WRITTEN REQUEST:
Nothing but the lines from the top of the data to the line holding "Pie, Cell, Legend" should be printed, word for word and both ends included; leave the pictures out.

######

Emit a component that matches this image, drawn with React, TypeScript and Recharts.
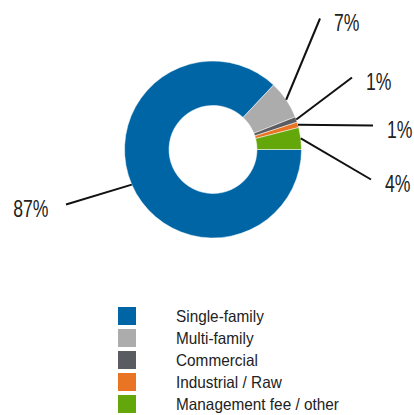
import React from "react";
import { PieChart, Pie, Cell, Legend } from "recharts";

const categories = ["Single-family", "Multi-family", "Commercial", "Industrial / Raw", "Management fee / other"];
const shares = [87, 7, 1, 1, 4];
const colors = ["#0065a4", "#acacac", "#5b5c61", "#e87424", "#64a70b"];

// label line end points, relative to the pie centre (layout only)
const labelEnds: [number, number][] = [
  [-147, 55],
  [107, -131],
  [139, -72],
  [160, -24],
  [158, 30],
];

const data = categories.map((name, i) => ({ name, value: shares[i] }));

const FONT = "'Liberation Sans', Arial, sans-serif";
const RAD = Math.PI / 180;

const renderLabel = (props: any) => {
  const { cx, cy, midAngle, outerRadius, index, value } = props;
  const sx = cx + outerRadius * Math.cos(-midAngle * RAD);
  const sy = cy + outerRadius * Math.sin(-midAngle * RAD);
  const [dx, dy] = labelEnds[index];
  const ex = cx + dx;
  const ey = cy + dy;
  const left = dx < 0;
  const tx = left ? ex - 17.5 : ex + 14;
  const ty = ey + 4;
  return (
    <g key={`lbl-${index}`}>
      <line x1={sx} y1={sy} x2={ex} y2={ey} stroke="#111" strokeWidth={2} />
      <text
        transform={`translate(${tx},${ty}) scale(0.75,1)`}
        x={0}
        y={0}
        textAnchor={left ? "end" : "start"}
        dominantBaseline="central"
        fontFamily={FONT}
        fontSize={23.5}
        fill="#222"
      >
        {`${value}%`}
      </text>
    </g>
  );
};

const renderLegend = () => (
  <div style={{ fontFamily: FONT }}>
    {categories.map((c, i) => (
      <div key={c} style={{ display: "flex", alignItems: "center", height: 22 }}>
        <div style={{ width: 18, height: 18, background: colors[i], flex: "none" }} />
        <div
          style={{
            marginLeft: 40,
            fontSize: 16.5,
            color: "#222",
            lineHeight: "22px",
            whiteSpace: "nowrap",
            transform: "scaleX(0.93)",
            transformOrigin: "left center",
          }}
        >
          {c}
        </div>
      </div>
    ))}
  </div>
);

export default function App() {
  return (
    <div style={{ position: "absolute", left: 0, top: 0 }}>
      <PieChart width={414} height={415} margin={{ top: 0, right: 0, bottom: 0, left: 0 }}>
        <Pie
          data={data}
          dataKey="value"
          nameKey="name"
          cx={213}
          cy={149.5}
          innerRadius={44}
          outerRadius={88.5}
          startAngle={360}
          endAngle={0}
          stroke="#fff"
          strokeWidth={0.5}
          label={renderLabel}
          labelLine={false}
          isAnimationActive={false}
        >
          {data.map((d, i) => (
            <Cell key={d.name} fill={colors[i]} />
          ))}
        </Pie>
        <Legend
          content={renderLegend}
          wrapperStyle={{ position: "absolute", left: 118, top: 305, width: 280, bottom: "auto" }}
        />
      </PieChart>
    </div>
  );
}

######

COMPLETED TASK:
Emit a component that matches this image, drawn with React, TypeScript and Recharts.
import React from "react";
import { PieChart, Pie, Cell, Legend } from "recharts";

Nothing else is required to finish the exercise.